17:00-18:30 Session IEPV1
17:00
Dance syntax: Why should we care, what approaches do we have, and what problems does it bring?

ABSTRACT. Syntax is inextricably linked to dance because it involves possibility within constraints. It is present in dance improvisation and in the variations in which different bodies interpret and perform a dance. The purpose of this panel is to explain why syntax is important, to propose a method to undertake the syntax of a dance practice systematically, and to discuss problems and considerations related to the study of syntax.

The first paper presents a critical review of the method for structural analysis developed in the 1970s by the IFMC/ICTMD, focusing on the need to study improvisation using a non-temporal theoretical framework. In the case of tango, non-temporal elements include the vertical axes of the dancers, the ball of the foot and the center of gravity of the dancing couple, which determine their possibilities for improvisation. Moreover, the fluent uttering and interpretation of bodily signs between the dance partners is key for interaction, and hence for the dance syntax to unfold.
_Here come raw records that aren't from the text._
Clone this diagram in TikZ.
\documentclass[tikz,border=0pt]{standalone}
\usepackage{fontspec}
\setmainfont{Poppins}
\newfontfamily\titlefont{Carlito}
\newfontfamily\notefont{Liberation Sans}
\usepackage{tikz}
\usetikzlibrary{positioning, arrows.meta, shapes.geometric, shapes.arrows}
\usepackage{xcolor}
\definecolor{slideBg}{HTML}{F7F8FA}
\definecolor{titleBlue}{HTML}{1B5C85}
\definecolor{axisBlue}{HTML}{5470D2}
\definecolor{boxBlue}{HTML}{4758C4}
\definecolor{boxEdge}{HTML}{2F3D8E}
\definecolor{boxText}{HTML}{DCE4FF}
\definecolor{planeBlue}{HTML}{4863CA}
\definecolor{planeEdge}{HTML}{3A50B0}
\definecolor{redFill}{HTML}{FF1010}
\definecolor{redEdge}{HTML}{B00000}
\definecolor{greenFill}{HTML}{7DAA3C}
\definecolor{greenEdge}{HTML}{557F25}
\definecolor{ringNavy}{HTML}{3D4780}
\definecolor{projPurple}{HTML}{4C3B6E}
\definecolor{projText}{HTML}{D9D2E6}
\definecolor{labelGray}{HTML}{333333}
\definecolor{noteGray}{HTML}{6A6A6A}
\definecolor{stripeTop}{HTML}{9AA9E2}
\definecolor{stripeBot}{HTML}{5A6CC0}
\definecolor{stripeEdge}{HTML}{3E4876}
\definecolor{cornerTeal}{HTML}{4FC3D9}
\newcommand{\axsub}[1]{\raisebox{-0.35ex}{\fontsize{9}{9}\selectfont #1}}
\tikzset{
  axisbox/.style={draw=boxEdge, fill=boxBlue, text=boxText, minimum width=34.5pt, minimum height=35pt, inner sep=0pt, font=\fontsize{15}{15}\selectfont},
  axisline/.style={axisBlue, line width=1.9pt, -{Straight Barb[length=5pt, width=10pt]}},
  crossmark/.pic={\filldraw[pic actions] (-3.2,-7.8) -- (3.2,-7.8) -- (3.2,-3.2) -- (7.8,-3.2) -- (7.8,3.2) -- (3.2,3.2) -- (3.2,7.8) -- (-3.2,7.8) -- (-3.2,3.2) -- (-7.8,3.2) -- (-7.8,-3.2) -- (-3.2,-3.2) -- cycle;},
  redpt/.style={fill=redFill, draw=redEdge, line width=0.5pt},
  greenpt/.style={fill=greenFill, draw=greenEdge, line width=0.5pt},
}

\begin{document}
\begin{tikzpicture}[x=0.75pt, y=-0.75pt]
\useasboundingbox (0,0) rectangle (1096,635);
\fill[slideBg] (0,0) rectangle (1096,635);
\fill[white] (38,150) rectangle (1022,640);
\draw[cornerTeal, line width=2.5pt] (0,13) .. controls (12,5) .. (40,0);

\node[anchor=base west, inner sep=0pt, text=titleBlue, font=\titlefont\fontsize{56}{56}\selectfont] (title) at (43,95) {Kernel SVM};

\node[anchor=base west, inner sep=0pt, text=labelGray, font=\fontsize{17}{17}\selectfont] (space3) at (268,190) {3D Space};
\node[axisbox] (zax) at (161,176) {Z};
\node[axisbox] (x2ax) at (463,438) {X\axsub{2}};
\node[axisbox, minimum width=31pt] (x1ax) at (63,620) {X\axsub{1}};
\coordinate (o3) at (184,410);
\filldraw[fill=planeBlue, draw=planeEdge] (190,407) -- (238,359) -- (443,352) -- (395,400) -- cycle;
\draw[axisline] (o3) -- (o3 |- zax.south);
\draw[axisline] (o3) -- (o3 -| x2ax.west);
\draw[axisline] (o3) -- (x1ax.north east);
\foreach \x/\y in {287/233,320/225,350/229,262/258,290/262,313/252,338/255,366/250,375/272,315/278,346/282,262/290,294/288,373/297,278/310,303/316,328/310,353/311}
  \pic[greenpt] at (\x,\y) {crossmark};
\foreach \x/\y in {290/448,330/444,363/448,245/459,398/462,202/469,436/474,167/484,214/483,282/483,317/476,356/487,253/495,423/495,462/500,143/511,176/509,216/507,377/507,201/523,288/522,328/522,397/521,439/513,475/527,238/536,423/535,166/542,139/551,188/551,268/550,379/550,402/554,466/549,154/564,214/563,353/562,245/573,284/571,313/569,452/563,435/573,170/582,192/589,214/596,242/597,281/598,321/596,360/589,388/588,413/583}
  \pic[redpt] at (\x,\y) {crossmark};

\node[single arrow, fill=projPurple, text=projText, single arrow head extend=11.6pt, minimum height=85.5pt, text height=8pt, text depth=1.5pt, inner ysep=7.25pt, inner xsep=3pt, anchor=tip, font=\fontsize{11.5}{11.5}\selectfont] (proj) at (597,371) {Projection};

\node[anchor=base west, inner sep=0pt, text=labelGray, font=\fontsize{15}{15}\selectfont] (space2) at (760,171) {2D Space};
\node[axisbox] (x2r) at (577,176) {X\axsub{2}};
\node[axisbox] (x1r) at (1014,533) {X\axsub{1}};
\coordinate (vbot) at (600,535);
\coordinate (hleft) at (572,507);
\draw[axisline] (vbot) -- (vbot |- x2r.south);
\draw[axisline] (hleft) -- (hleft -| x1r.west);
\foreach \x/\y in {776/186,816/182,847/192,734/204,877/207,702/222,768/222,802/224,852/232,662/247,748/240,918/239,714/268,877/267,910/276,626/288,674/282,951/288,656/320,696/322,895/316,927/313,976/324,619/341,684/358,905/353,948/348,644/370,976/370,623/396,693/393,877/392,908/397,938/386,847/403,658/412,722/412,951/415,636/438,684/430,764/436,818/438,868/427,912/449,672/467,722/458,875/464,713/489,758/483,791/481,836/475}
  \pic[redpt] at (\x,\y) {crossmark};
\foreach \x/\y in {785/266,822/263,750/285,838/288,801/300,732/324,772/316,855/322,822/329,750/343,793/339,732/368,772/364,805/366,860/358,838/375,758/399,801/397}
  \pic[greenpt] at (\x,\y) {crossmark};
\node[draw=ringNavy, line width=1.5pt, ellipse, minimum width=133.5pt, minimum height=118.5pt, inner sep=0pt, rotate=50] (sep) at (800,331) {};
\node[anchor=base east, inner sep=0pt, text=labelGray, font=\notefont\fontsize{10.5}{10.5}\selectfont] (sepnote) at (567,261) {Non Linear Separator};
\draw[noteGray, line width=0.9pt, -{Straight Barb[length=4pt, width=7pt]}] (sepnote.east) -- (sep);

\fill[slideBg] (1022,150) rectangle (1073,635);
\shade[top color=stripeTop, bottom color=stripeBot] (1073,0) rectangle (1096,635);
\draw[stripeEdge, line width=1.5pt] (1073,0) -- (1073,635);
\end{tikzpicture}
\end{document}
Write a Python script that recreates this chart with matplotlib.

The second paper defines dance syntax as the set of principles that rule the combination of discrete movement elements. Next, it discusses the application of the method of finite-state automata (borrowed from computer science) to the Cumbia Cienaguera as practiced by the San Felipe Apóstol group in Cali, Colombia, studying how the differently abled bodies of the dancers perform the same motif in different ways.

The third paper discusses some of the strengths and limitations of the method of finite-state automata to approach dance syntax, and proposes an Aristotelian hylomorphic framework as a general way to construe variation and possibility in dance. In this way, syntax can also be construed as operations that dancers perform individually and jointly on their bodies to achieve a common dance form.